Exercise details
Would you repeat the listing exactly but omit every picture?

Collected material

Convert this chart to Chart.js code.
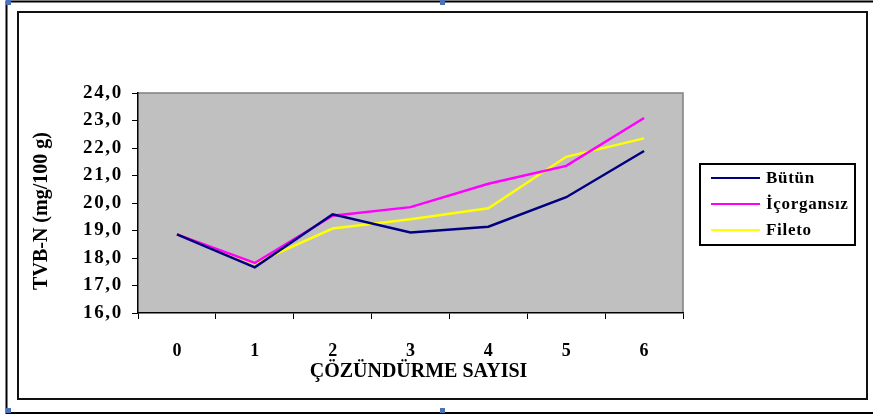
<!DOCTYPE html>
<html>
<head>
<meta charset="utf-8">
<script src="https://cdn.jsdelivr.net/npm/chart.js@4.4.1/dist/chart.umd.min.js"></script>
<style>
  html, body { margin: 0; padding: 0; background: #fff; }
  #wrap { width: 873px; height: 415px; position: relative; }
</style>
</head>
<body>
<div id="wrap"><canvas id="tvbChart" width="873" height="415"></canvas></div>
<script>
const cycles = ['0', '1', '2', '3', '4', '5', '6'];
const butun = [18.86, 17.66, 19.59, 18.93, 19.14, 20.21, 21.89];
const icorgansiz = [18.86, 17.82, 19.54, 19.85, 20.70, 21.35, 23.09];
const fileto = [18.86, 17.80, 19.07, 19.41, 19.81, 21.68, 22.35];
const seriesNames = ['Bütün', 'İçorgansız', 'Fileto'];
const seriesColors = ['#000080', '#ff00ff', '#ffff00'];

const serif = '"Liberation Serif", "Times New Roman", serif';

// wide-set tick labels and slightly shifted titles, like the old office chart
const patchScale = (scale, spacing, dx, dy) => {
    if (scale._patched) return;
    scale._patched = true;
    const drawLabels = scale.drawLabels;
    const drawTitle = scale.drawTitle;
    scale.drawLabels = function (area) {
        const c = this.ctx;
        const prev = c.letterSpacing;
        c.letterSpacing = spacing;
        drawLabels.call(this, area);
        c.letterSpacing = prev;
    };
    scale.drawTitle = function () {
        const c = this.ctx;
        c.save();
        c.translate(dx, dy);
        drawTitle.call(this);
        c.restore();
    };
};

// grey plot area, frames and the boxed legend
const decor = {
    id: 'decor',
    beforeDraw(chart) {
        patchScale(chart.scales.y, '1.7px', 0, 8);
        patchScale(chart.scales.x, '0px', 8, 0);
        const { ctx, chartArea: a } = chart;
        ctx.save();
        ctx.fillStyle = '#fff';
        ctx.fillRect(0, 0, chart.width, chart.height);
        ctx.fillStyle = '#c0c0c0';
        ctx.fillRect(a.left, a.top, a.right - a.left, a.bottom - a.top);
        ctx.strokeStyle = '#808080';
        ctx.lineWidth = 1.5;
        ctx.beginPath();
        ctx.moveTo(a.left, a.top);
        ctx.lineTo(a.right, a.top);
        ctx.lineTo(a.right, a.bottom);
        ctx.stroke();
        ctx.restore();
    },
    afterDraw(chart) {
        const { ctx } = chart;
        ctx.save();
        // outer frame
        ctx.strokeStyle = '#000';
        ctx.lineWidth = 2;
        ctx.beginPath();
        ctx.moveTo(875, 1.5);
        ctx.lineTo(6.5, 1.5);
        ctx.lineTo(6.5, 413);
        ctx.lineTo(875, 413);
        ctx.stroke();
        // inner frame
        ctx.strokeStyle = '#111';
        ctx.strokeRect(18, 12, 849, 387);
        // selection handles
        ctx.fillStyle = '#4a72b8';
        [[6, 0], [440, 0], [6, 408], [440, 408]].forEach(([x, y]) => ctx.fillRect(x, y, 5, 5));

        // legend
        ctx.lineWidth = 2;
        ctx.strokeStyle = '#000';
        ctx.strokeRect(700, 164, 155, 81);
        ctx.font = 'bold 17px ' + serif;
        ctx.letterSpacing = '0.7px';
        ctx.textBaseline = 'middle';
        ctx.textAlign = 'left';
        chart.data.datasets.forEach((ds, i) => {
            const y = 178 + i * 26;
            ctx.strokeStyle = ds.borderColor;
            ctx.lineWidth = 2;
            ctx.beginPath();
            ctx.moveTo(711, y);
            ctx.lineTo(760, y);
            ctx.stroke();
            ctx.fillStyle = '#000';
            ctx.fillText(ds.label, 766, y + 1);
        });
        ctx.restore();
    }
};

const ctx = document.getElementById('tvbChart');

new Chart(ctx, {
    type: 'line',
    data: {
        labels: cycles,
        datasets: [butun, icorgansiz, fileto].map((vals, i) => ({
            label: seriesNames[i],
            data: vals,
            borderColor: seriesColors[i],
            backgroundColor: seriesColors[i],
            borderWidth: 2.5,
            pointRadius: 0,
            tension: 0,
            fill: false,
        })),
    },
    options: {
        responsive: false,
        animation: false,
        layout: { padding: { left: 20, right: 190, top: 93, bottom: 10 } },
        plugins: {
            legend: { display: false },
            tooltip: { enabled: false },
        },
        scales: {
            x: {
                offset: true,
                grid: {
                    offset: true,
                    drawOnChartArea: false,
                    drawTicks: true,
                    tickLength: 6,
                    color: '#000',
                },
                border: { color: '#000', width: 1.5 },
                ticks: {
                    color: '#000',
                    padding: 22,
                    font: { family: serif, size: 18, weight: 'bold' },
                },
                title: {
                    display: true,
                    text: 'ÇÖZÜNDÜRME SAYISI',
                    color: '#000',
                    font: { family: serif, size: 20, weight: 'bold' },
                    padding: { top: 0, bottom: 21 },
                },
                afterFit(scale) { scale.height = 415 - 313 - 10; },
            },
            y: {
                min: 16,
                max: 24,
                grid: {
                    drawOnChartArea: false,
                    drawTicks: true,
                    tickLength: 6,
                    color: '#000',
                },
                border: { color: '#000', width: 1.5 },
                ticks: {
                    stepSize: 1,
                    color: '#000',
                    padding: 9,
                    font: { family: serif, size: 19, weight: 'bold' },
                    callback: v => v.toFixed(1).replace('.', ','),
                },
                title: {
                    display: true,
                    text: 'TVB-N (mg/100 g)',
                    color: '#000',
                    font: { family: serif, size: 20, weight: 'bold' },
                    padding: { top: 10, bottom: 0 },
                },
                afterFit(scale) { scale.width = 138 - 20; },
            },
        },
    },
    plugins: [decor],
});
</script>
</body>
</html>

Written solution
Convert this chart to Chart.js code.
<!DOCTYPE html>
<html>
<head>
<meta charset="utf-8">
<script src="https://cdn.jsdelivr.net/npm/chart.js@4.4.1/dist/chart.umd.min.js"></script>
<style>
  html, body { margin: 0; padding: 0; background: #fff; }
  #wrap { width: 873px; height: 415px; position: relative; }
</style>
</head>
<body>
<div id="wrap"><canvas id="tvbChart" width="873" height="415"></canvas></div>
<script>
const cycles = ['0', '1', '2', '3', '4', '5', '6'];
const butun = [18.86, 17.66, 19.59, 18.93, 19.14, 20.21, 21.89];
const icorgansiz = [18.86, 17.82, 19.54, 19.85, 20.70, 21.35, 23.09];
const fileto = [18.86, 17.80, 19.07, 19.41, 19.81, 21.68, 22.35];
const seriesNames = ['Bütün', 'İçorgansız', 'Fileto'];
const seriesColors = ['#000080', '#ff00ff', '#ffff00'];

const serif = '"Liberation Serif", "Times New Roman", serif';

// wide-set tick labels and slightly shifted titles, like the old office chart
const patchScale = (scale, spacing, dx, dy) => {
    if (scale._patched) return;
    scale._patched = true;
    const drawLabels = scale.drawLabels;
    const drawTitle = scale.drawTitle;
    scale.drawLabels = function (area) {
        const c = this.ctx;
        const prev = c.letterSpacing;
        c.letterSpacing = spacing;
        drawLabels.call(this, area);
        c.letterSpacing = prev;
    };
    scale.drawTitle = function () {
        const c = this.ctx;
        c.save();
        c.translate(dx, dy);
        drawTitle.call(this);
        c.restore();
    };
};

// grey plot area, frames and the boxed legend
const decor = {
    id: 'decor',
    beforeDraw(chart) {
        patchScale(chart.scales.y, '1.7px', 0, 8);
        patchScale(chart.scales.x, '0px', 8, 0);
        const { ctx, chartArea: a } = chart;
        ctx.save();
        ctx.fillStyle = '#fff';
        ctx.fillRect(0, 0, chart.width, chart.height);
        ctx.fillStyle = '#c0c0c0';
        ctx.fillRect(a.left, a.top, a.right - a.left, a.bottom - a.top);
        ctx.strokeStyle = '#808080';
        ctx.lineWidth = 1.5;
        ctx.beginPath();
        ctx.moveTo(a.left, a.top);
        ctx.lineTo(a.right, a.top);
        ctx.lineTo(a.right, a.bottom);
        ctx.stroke();
        ctx.restore();
    },
    afterDraw(chart) {
        const { ctx } = chart;
        ctx.save();
        // outer frame
        ctx.strokeStyle = '#000';
        ctx.lineWidth = 2;
        ctx.beginPath();
        ctx.moveTo(875, 1.5);
        ctx.lineTo(6.5, 1.5);
        ctx.lineTo(6.5, 413);
        ctx.lineTo(875, 413);
        ctx.stroke();
        // inner frame
        ctx.strokeStyle = '#111';
        ctx.strokeRect(18, 12, 849, 387);
        // selection handles
        ctx.fillStyle = '#4a72b8';
        [[6, 0], [440, 0], [6, 408], [440, 408]].forEach(([x, y]) => ctx.fillRect(x, y, 5, 5));

        // legend
        ctx.lineWidth = 2;
        ctx.strokeStyle = '#000';
        ctx.strokeRect(700, 164, 155, 81);
        ctx.font = 'bold 17px ' + serif;
        ctx.letterSpacing = '0.7px';
        ctx.textBaseline = 'middle';
        ctx.textAlign = 'left';
        chart.data.datasets.forEach((ds, i) => {
            const y = 178 + i * 26;
            ctx.strokeStyle = ds.borderColor;
            ctx.lineWidth = 2;
            ctx.beginPath();
            ctx.moveTo(711, y);
            ctx.lineTo(760, y);
            ctx.stroke();
            ctx.fillStyle = '#000';
            ctx.fillText(ds.label, 766, y + 1);
        });
        ctx.restore();
    }
};

const ctx = document.getElementById('tvbChart');

new Chart(ctx, {
    type: 'line',
    data: {
        labels: cycles,
        datasets: [butun, icorgansiz, fileto].map((vals, i) => ({
            label: seriesNames[i],
            data: vals,
            borderColor: seriesColors[i],
            backgroundColor: seriesColors[i],
            borderWidth: 2.5,
            pointRadius: 0,
            tension: 0,
            fill: false,
        })),
    },
    options: {
        responsive: false,
        animation: false,
        layout: { padding: { left: 20, right: 190, top: 93, bottom: 10 } },
        plugins: {
            legend: { display: false },
            tooltip: { enabled: false },
        },
        scales: {
            x: {
                offset: true,
                grid: {
                    offset: true,
                    drawOnChartArea: false,
                    drawTicks: true,
                    tickLength: 6,
                    color: '#000',
                },
                border: { color: '#000', width: 1.5 },
                ticks: {
                    color: '#000',
                    padding: 22,
                    font: { family: serif, size: 18, weight: 'bold' },
                },
                title: {
                    display: true,
                    text: 'ÇÖZÜNDÜRME SAYISI',
                    color: '#000',
                    font: { family: serif, size: 20, weight: 'bold' },
                    padding: { top: 0, bottom: 21 },
                },
                afterFit(scale) { scale.height = 415 - 313 - 10; },
            },
            y: {
                min: 16,
                max: 24,
                grid: {
                    drawOnChartArea: false,
                    drawTicks: true,
                    tickLength: 6,
                    color: '#000',
                },
                border: { color: '#000', width: 1.5 },
                ticks: {
                    stepSize: 1,
                    color: '#000',
                    padding: 9,
                    font: { family: serif, size: 19, weight: 'bold' },
                    callback: v => v.toFixed(1).replace('.', ','),
                },
                title: {
                    display: true,
                    text: 'TVB-N (mg/100 g)',
                    color: '#000',
                    font: { family: serif, size: 20, weight: 'bold' },
                    padding: { top: 10, bottom: 0 },
                },
                afterFit(scale) { scale.width = 138 - 20; },
            },
        },
    },
    plugins: [decor],
});
</script>
</body>
</html>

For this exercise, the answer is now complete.